• **Given task**:
Write each line of the material exactly as given, from the top through the line that contains "from matplotlib.patches import Circle", and omit all pictures.

• **Data block**:
——————————
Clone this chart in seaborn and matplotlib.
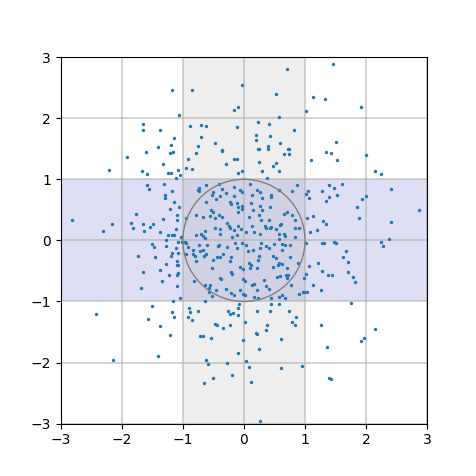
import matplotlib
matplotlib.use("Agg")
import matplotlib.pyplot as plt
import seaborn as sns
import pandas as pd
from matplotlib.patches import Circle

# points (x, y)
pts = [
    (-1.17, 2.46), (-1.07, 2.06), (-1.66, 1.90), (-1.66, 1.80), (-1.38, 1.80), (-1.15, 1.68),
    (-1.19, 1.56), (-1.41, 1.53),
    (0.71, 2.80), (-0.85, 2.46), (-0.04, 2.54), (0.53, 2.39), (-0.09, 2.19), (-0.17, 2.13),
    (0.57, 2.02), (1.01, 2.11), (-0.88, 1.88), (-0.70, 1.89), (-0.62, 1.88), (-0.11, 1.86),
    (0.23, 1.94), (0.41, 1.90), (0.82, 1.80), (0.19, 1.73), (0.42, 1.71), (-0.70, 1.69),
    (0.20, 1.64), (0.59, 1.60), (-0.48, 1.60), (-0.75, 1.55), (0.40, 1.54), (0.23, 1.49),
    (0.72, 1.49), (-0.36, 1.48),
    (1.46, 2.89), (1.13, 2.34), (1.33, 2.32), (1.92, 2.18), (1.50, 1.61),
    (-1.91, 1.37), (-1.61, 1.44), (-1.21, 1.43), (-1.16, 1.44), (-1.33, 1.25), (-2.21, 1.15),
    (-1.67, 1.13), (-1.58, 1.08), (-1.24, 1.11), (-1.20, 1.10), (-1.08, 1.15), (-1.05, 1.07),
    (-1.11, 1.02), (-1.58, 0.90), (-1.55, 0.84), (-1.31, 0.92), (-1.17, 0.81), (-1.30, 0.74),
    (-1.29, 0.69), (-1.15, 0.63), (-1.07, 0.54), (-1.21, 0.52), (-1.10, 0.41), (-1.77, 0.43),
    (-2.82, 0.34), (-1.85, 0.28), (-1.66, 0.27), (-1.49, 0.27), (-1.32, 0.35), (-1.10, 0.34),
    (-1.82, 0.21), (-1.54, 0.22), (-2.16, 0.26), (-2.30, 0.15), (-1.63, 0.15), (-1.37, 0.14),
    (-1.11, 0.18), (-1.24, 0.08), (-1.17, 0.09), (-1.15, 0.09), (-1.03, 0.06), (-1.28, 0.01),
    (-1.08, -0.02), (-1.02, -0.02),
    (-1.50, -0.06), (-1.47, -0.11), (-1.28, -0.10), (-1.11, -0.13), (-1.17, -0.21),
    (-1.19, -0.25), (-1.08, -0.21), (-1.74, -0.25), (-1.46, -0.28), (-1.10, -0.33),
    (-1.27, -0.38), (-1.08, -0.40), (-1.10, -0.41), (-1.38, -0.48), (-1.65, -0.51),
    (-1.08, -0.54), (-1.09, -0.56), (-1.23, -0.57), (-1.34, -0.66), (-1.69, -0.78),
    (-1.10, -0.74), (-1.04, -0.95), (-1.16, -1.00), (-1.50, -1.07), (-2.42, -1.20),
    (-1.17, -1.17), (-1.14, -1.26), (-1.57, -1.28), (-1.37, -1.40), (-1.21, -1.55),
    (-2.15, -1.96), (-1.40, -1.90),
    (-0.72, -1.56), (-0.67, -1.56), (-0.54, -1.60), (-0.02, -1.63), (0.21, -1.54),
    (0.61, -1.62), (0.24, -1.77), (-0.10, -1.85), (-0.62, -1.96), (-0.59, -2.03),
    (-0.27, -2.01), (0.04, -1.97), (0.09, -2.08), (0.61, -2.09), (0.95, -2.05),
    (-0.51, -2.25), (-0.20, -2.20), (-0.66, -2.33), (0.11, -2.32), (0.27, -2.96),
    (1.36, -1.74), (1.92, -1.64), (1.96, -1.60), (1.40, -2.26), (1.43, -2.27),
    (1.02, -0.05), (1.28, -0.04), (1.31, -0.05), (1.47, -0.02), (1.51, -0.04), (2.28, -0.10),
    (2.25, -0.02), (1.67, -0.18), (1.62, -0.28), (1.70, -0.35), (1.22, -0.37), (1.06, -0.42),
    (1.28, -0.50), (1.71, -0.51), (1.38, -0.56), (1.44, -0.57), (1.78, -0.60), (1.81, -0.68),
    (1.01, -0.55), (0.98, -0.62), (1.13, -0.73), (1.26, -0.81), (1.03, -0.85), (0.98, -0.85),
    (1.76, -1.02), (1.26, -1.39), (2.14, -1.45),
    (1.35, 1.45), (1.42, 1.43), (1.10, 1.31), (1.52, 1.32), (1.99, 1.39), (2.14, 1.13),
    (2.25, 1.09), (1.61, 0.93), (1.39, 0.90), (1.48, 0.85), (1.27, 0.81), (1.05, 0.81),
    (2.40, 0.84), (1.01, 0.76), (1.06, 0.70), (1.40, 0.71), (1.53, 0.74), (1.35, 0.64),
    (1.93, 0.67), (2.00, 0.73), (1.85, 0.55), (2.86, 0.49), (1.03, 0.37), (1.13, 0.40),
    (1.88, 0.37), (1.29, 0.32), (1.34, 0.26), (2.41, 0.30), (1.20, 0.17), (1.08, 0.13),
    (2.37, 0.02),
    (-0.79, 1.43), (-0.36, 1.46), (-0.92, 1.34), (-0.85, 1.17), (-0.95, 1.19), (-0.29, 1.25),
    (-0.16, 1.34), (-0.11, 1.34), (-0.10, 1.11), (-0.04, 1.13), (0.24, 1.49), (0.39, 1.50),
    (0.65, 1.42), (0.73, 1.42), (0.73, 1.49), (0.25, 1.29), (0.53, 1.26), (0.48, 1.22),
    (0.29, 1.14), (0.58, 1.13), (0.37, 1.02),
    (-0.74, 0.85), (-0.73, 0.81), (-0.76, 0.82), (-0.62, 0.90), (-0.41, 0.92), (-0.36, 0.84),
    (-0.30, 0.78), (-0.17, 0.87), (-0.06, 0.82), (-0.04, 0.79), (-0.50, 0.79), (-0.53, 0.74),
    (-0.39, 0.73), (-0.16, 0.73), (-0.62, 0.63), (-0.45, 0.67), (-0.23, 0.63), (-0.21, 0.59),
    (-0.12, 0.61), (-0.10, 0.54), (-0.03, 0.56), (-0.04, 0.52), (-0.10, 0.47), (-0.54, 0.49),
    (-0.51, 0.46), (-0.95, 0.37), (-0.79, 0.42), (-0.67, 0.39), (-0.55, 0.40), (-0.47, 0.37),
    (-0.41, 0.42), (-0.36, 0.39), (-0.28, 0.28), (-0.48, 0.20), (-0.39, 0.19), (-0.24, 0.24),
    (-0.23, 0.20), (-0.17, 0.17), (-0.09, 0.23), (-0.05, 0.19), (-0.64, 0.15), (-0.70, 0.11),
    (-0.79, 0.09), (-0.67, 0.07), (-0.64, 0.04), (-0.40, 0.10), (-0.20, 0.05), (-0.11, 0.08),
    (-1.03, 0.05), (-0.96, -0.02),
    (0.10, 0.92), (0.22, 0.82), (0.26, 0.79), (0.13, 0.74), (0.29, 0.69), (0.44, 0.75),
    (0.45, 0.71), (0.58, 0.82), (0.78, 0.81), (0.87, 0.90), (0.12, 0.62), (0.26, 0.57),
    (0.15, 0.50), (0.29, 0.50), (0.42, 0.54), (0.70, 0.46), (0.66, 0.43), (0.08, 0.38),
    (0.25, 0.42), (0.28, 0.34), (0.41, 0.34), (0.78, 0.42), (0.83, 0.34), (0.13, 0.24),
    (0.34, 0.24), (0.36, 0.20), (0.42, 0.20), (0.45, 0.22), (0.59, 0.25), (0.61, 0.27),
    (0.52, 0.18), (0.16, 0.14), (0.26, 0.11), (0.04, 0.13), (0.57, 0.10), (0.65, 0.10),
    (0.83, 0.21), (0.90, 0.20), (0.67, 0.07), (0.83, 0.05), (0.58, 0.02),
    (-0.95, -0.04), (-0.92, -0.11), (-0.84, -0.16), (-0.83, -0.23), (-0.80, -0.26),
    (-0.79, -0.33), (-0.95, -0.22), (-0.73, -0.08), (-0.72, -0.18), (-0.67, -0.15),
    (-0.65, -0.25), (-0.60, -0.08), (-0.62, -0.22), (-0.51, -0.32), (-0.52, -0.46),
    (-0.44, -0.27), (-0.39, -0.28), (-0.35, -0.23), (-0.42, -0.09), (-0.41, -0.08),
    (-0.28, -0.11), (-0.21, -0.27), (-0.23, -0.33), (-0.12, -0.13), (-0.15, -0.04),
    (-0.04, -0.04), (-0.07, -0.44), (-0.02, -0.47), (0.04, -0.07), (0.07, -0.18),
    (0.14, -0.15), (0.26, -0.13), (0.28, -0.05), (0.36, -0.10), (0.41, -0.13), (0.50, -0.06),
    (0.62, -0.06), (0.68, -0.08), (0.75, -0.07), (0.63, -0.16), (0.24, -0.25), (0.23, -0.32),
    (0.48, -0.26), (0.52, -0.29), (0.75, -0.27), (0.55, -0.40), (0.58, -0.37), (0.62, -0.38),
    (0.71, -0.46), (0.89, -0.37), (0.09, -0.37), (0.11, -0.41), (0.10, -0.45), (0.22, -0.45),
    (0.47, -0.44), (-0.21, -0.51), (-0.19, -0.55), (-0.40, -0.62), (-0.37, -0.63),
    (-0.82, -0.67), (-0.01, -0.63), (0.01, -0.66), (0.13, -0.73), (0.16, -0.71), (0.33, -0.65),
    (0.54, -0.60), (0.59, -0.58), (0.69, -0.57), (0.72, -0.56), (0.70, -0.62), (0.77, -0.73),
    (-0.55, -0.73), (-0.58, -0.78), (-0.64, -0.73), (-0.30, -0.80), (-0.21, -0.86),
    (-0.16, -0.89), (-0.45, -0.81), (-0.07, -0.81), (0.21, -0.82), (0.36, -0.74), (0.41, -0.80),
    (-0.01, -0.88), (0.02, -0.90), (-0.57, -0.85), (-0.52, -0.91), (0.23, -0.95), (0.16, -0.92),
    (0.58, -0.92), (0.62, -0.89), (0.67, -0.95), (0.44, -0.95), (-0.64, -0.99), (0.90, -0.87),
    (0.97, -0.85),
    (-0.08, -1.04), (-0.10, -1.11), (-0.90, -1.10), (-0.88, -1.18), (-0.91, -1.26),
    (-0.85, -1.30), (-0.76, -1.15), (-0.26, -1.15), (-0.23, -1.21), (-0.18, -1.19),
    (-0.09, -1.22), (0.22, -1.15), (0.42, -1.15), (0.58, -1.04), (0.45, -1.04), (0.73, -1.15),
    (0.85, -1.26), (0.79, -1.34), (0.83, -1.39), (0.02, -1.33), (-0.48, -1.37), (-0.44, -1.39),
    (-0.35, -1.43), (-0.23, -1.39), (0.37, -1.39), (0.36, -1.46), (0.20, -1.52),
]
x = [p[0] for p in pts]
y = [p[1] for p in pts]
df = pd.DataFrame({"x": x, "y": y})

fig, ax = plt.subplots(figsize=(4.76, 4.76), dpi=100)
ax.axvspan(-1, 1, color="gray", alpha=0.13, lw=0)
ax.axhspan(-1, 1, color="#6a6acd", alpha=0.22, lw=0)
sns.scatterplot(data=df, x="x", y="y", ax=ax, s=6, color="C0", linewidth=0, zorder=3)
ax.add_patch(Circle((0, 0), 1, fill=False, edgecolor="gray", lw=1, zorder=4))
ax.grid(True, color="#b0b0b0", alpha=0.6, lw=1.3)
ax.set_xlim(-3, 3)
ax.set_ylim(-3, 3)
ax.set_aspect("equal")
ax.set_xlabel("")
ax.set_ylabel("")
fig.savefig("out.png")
——————————
• **Worked answer**:
Clone this chart in seaborn and matplotlib.
import matplotlib
matplotlib.use("Agg")
import matplotlib.pyplot as plt
import seaborn as sns
import pandas as pd
from matplotlib.patches import Circle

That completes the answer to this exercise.